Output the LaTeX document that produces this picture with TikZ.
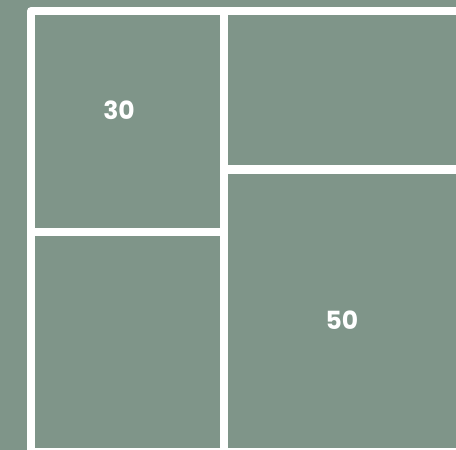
\documentclass[tikz,border=0pt]{standalone}
\usepackage{fontspec}
\setmainfont{Poppins}
\definecolor{sage}{RGB}{127,149,137}
\tikzset{
  tile/.style={fill=sage,draw=none,inner sep=0pt,anchor=north west},
  value/.style={inner sep=0pt,anchor=center,text=white,font=\fontsize{25}{28}\selectfont\bfseries},
}
\begin{document}
\begin{tikzpicture}[x=1pt,y=-1pt]
% 456 x 450, cropped tiling
\useasboundingbox (0,0) rectangle (456,450);
\clip (0,0) rectangle (456,450);
\path[fill=sage] (0,0) rectangle (456,450);
\path[fill=white,rounded corners=4pt] (27,7) rectangle (480,480);
\node[tile,minimum width=185pt,minimum height=213pt] (ttl) at (35,15) {};
\node[tile,minimum width=185pt,minimum height=212pt] (tbl) at (35,236) {};
\node[tile,minimum width=240pt,minimum height=150pt] (ttr) at (228,15) {};
\node[tile,minimum width=240pt,minimum height=274pt] (tbr) at (228,174) {};
\node[value] (v30) at (119,110.5) {30};
\node[value] (v50) at (342,320) {50};
\end{tikzpicture}
\end{document}
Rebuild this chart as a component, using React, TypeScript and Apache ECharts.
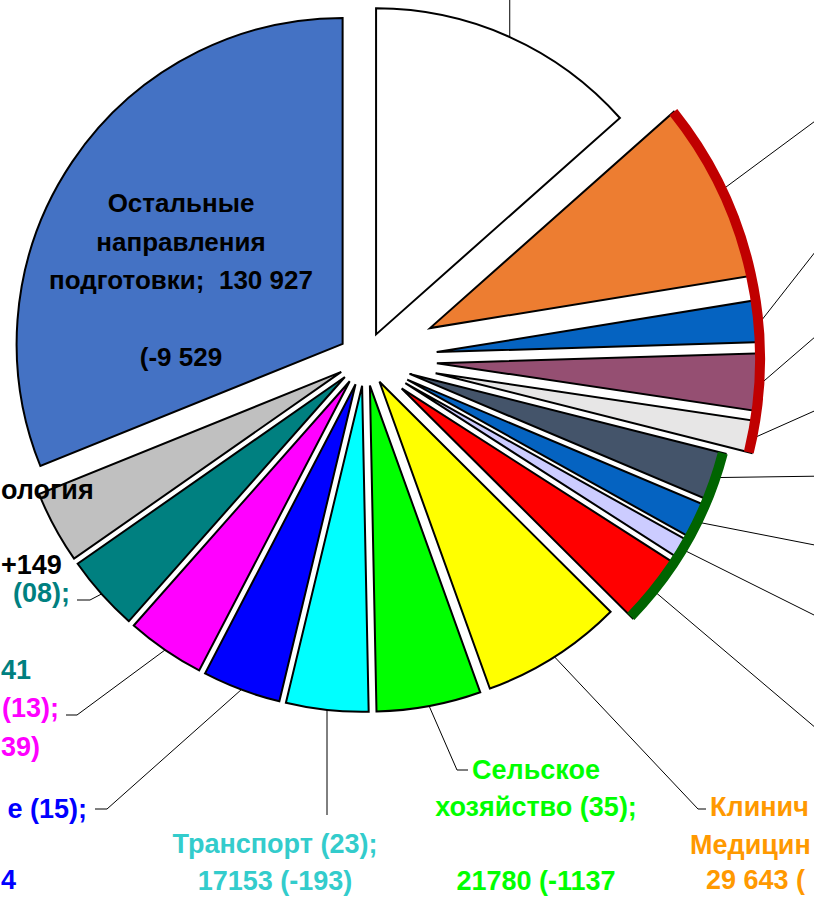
import React, { useEffect, useRef } from "react";
import * as echarts from "echarts";

// ---- data ----
const categories = [
  "Направление A",
  "Направление B",
  "Направление C",
  "Направление D",
  "Направление E",
  "Направление F",
  "Направление G",
  "Направление H",
  "Направление I",
  "Клиническая медицина (31)",
  "Сельское хозяйство (35)",
  "Транспорт (23)",
  "Направление (15)",
  "Направление (13)",
  "Направление (08)",
  "…ология",
  "Остальные направления подготовки",
];
const values = [
  56600, 37800, 8750, 12000, 6650, 10150, 7350, 4100, 14250, 29643, 21780,
  17153, 16350, 16350, 15850, 15150, 130927,
];

// ---- styles / layout ----
const colors = [
  "#ffffff", "#ed7d31", "#0563c1", "#954f72", "#e7e6e6", "#44546a", "#0563c1",
  "#ccccff", "#ff0000", "#ffff00", "#00ff00", "#00ffff", "#0000ff", "#ff00ff",
  "#008080", "#c0c0c0", "#4472c4",
];
const explode = [27, 72, 72, 72, 72, 47, 47, 47, 47, 27, 27, 27, 27, 27, 27, 27, 27];
const brackets = [
  { from: 1, to: 4, color: "#c00000" },
  { from: 5, to: 8, color: "#006400" },
];
const W = 814;
const H = 897;
const CX = 365;
const CY = 359;
const R = 326;
const FONT = '"Liberation Sans", Arial, sans-serif';

const leaders: { i: number; pts?: number[][]; vertical?: number }[] = [
  { i: 0, vertical: -5 },
  { i: 1, pts: [[830, 110]] },
  { i: 2, pts: [[830, 233]] },
  { i: 3, pts: [[830, 324]] },
  { i: 4, pts: [[830, 404]] },
  { i: 5, pts: [[830, 476]] },
  { i: 6, pts: [[830, 548]] },
  { i: 7, pts: [[830, 623]] },
  { i: 8, pts: [[830, 740]] },
  { i: 9, pts: [[698, 809], [706, 809]] },
  { i: 10, pts: [[457, 770], [468, 770]] },
  { i: 11, vertical: 815 },
  { i: 12, pts: [[107, 809], [95, 809]] },
  { i: 13, pts: [[77, 715], [66, 715]] },
  { i: 14, pts: [[90, 600], [77, 600]] },
];

const texts: { t: string; x: number; y: number; a: string; c: string; s?: number; lh?: number }[] = [
  { t: "Остальные\nнаправления\nподготовки;  130 927\n\n(-9 529", x: 181, y: 280, a: "center", c: "#000000", s: 26, lh: 38.5 },
  { t: "ология", x: 1, y: 490, a: "left", c: "#000000" },
  { t: "+149", x: 1, y: 565, a: "left", c: "#000000" },
  { t: "(08);", x: 70, y: 593, a: "right", c: "#008080" },
  { t: "41", x: 1, y: 670, a: "left", c: "#008080" },
  { t: "(13);", x: 2, y: 708, a: "left", c: "#ff00ff" },
  { t: "39)", x: 1, y: 747, a: "left", c: "#ff00ff" },
  { t: "е (15);", x: 87, y: 809, a: "right", c: "#0000ff" },
  { t: "4", x: 1, y: 880, a: "left", c: "#0000ff" },
  { t: "Транспорт (23);\n17153 (-193)", x: 275, y: 862, a: "center", c: "#33cccc", lh: 37 },
  { t: "Сельское\nхозяйство (35);\n\n21780 (-1137", x: 536, y: 825, a: "center", c: "#00ff00", lh: 37 },
  { t: "Клинич", x: 710, y: 807, a: "left", c: "#ff9900" },
  { t: "Медицин", x: 690, y: 845, a: "left", c: "#ff9900" },
  { t: "29 643 (", x: 706, y: 880, a: "left", c: "#ff9900" },
];

const RAD = Math.PI / 180;

function buildOption() {
  const total = values.reduce((a, b) => a + b, 0);
  let cum = 0;
  const slices = values.map((v, i) => {
    const a0 = (cum / total) * 360;
    cum += v;
    const a1 = (cum / total) * 360;
    const mid = (a0 + a1) / 2;
    const e = explode[i];
    return {
      a0,
      a1,
      mid,
      cx: CX + e * Math.sin(mid * RAD),
      cy: CY - e * Math.cos(mid * RAD),
    };
  });

  const series = values.map((v, i) => {
    const s = slices[i];
    const start = (((90 - s.a0) % 360) + 360) % 360;
    return {
      type: "pie",
      silent: true,
      z: 1,
      radius: R,
      center: [s.cx, s.cy],
      startAngle: start,
      clockwise: true,
      avoidLabelOverlap: false,
      label: { show: false },
      labelLine: { show: false },
      emphasis: { disabled: true },
      data: [
        {
          name: categories[i],
          value: v,
          itemStyle: {
            color: colors[i],
            borderColor: "#000000",
            borderWidth: 2,
            borderJoin: "miter",
          },
        },
        {
          name: "—",
          value: total - v,
          itemStyle: { color: "rgba(0,0,0,0)", borderWidth: 0 },
        },
      ],
    };
  });

  const pointOn = (i: number, ang: number, r: number) => [
    slices[i].cx + r * Math.sin(ang * RAD),
    slices[i].cy - r * Math.cos(ang * RAD),
  ];
  const angFromC = (p: number[]) => Math.atan2(p[0] - CX, -(p[1] - CY)) / RAD;

  const graphics: any[] = [];

  leaders.forEach((L) => {
    const p0 = pointOn(L.i, slices[L.i].mid, R);
    const pts = [p0];
    if (L.vertical !== undefined) pts.push([p0[0], L.vertical]);
    if (L.pts) L.pts.forEach((p) => pts.push(p));
    graphics.push({
      type: "polyline",
      z: 100,
      zlevel: 0,
      silent: true,
      shape: { points: pts },
      style: { stroke: "#000000", lineWidth: 1, fill: null },
    });
  });

  brackets.forEach((b) => {
    const e = explode[b.from];
    const t0 = angFromC(pointOn(b.from, slices[b.from].a0, R));
    const t1 = angFromC(pointOn(b.to, slices[b.to].a1, R));
    graphics.push({
      type: "arc",
      z: 110,
      zlevel: 0,
      silent: true,
      shape: {
        cx: CX,
        cy: CY,
        r: R + e - 3,
        startAngle: (t0 - 90) * RAD,
        endAngle: (t1 - 90) * RAD,
        clockwise: true,
      },
      style: { stroke: b.color, lineWidth: 10, fill: null, lineCap: "butt" },
    });
  });

  texts.forEach((t) => {
    graphics.push({
      type: "text",
      z: 120,
      zlevel: 0,
      silent: true,
      style: {
        text: t.t,
        x: t.x,
        y: t.y,
        fill: t.c,
        fontSize: t.s || 27,
        fontWeight: "bold",
        fontFamily: FONT,
        align: t.a,
        verticalAlign: "middle",
        lineHeight: t.lh || 38,
      },
    });
  });

  return {
    animation: false,
    backgroundColor: "#ffffff",
    series,
    graphic: { elements: graphics },
  };
}

export default function App() {
  const ref = useRef<HTMLDivElement>(null);
  useEffect(() => {
    if (!ref.current) return;
    const chart = echarts.init(ref.current, null, { renderer: "svg", width: W, height: H });
    chart.setOption(buildOption() as any);
    return () => chart.dispose();
  }, []);
  return (
    <div
      ref={ref}
      style={{ position: "fixed", left: 0, top: 0, width: W, height: H, background: "#fff" }}
    />
  );
}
_ _ _ _ _ _ _
| Exercise requirements |
Repeat, with no pictures, each line from the beginning of the data through the line containing "import * as", inclusive.

| Exercise result |
Output the LaTeX document that produces this picture with TikZ.
\documentclass[tikz,border=0pt]{standalone}
\usepackage{fontspec}
\setmainfont{Poppins}
\definecolor{sage}{RGB}{127,149,137}
\tikzset{
  tile/.style={fill=sage,draw=none,inner sep=0pt,anchor=north west},
  value/.style={inner sep=0pt,anchor=center,text=white,font=\fontsize{25}{28}\selectfont\bfseries},
}
\begin{document}
\begin{tikzpicture}[x=1pt,y=-1pt]
% 456 x 450, cropped tiling
\useasboundingbox (0,0) rectangle (456,450);
\clip (0,0) rectangle (456,450);
\path[fill=sage] (0,0) rectangle (456,450);
\path[fill=white,rounded corners=4pt] (27,7) rectangle (480,480);
\node[tile,minimum width=185pt,minimum height=213pt] (ttl) at (35,15) {};
\node[tile,minimum width=185pt,minimum height=212pt] (tbl) at (35,236) {};
\node[tile,minimum width=240pt,minimum height=150pt] (ttr) at (228,15) {};
\node[tile,minimum width=240pt,minimum height=274pt] (tbr) at (228,174) {};
\node[value] (v30) at (119,110.5) {30};
\node[value] (v50) at (342,320) {50};
\end{tikzpicture}
\end{document}
Rebuild this chart as a component, using React, TypeScript and Apache ECharts.
import React, { useEffect, useRef } from "react";
import * as echarts from "echarts";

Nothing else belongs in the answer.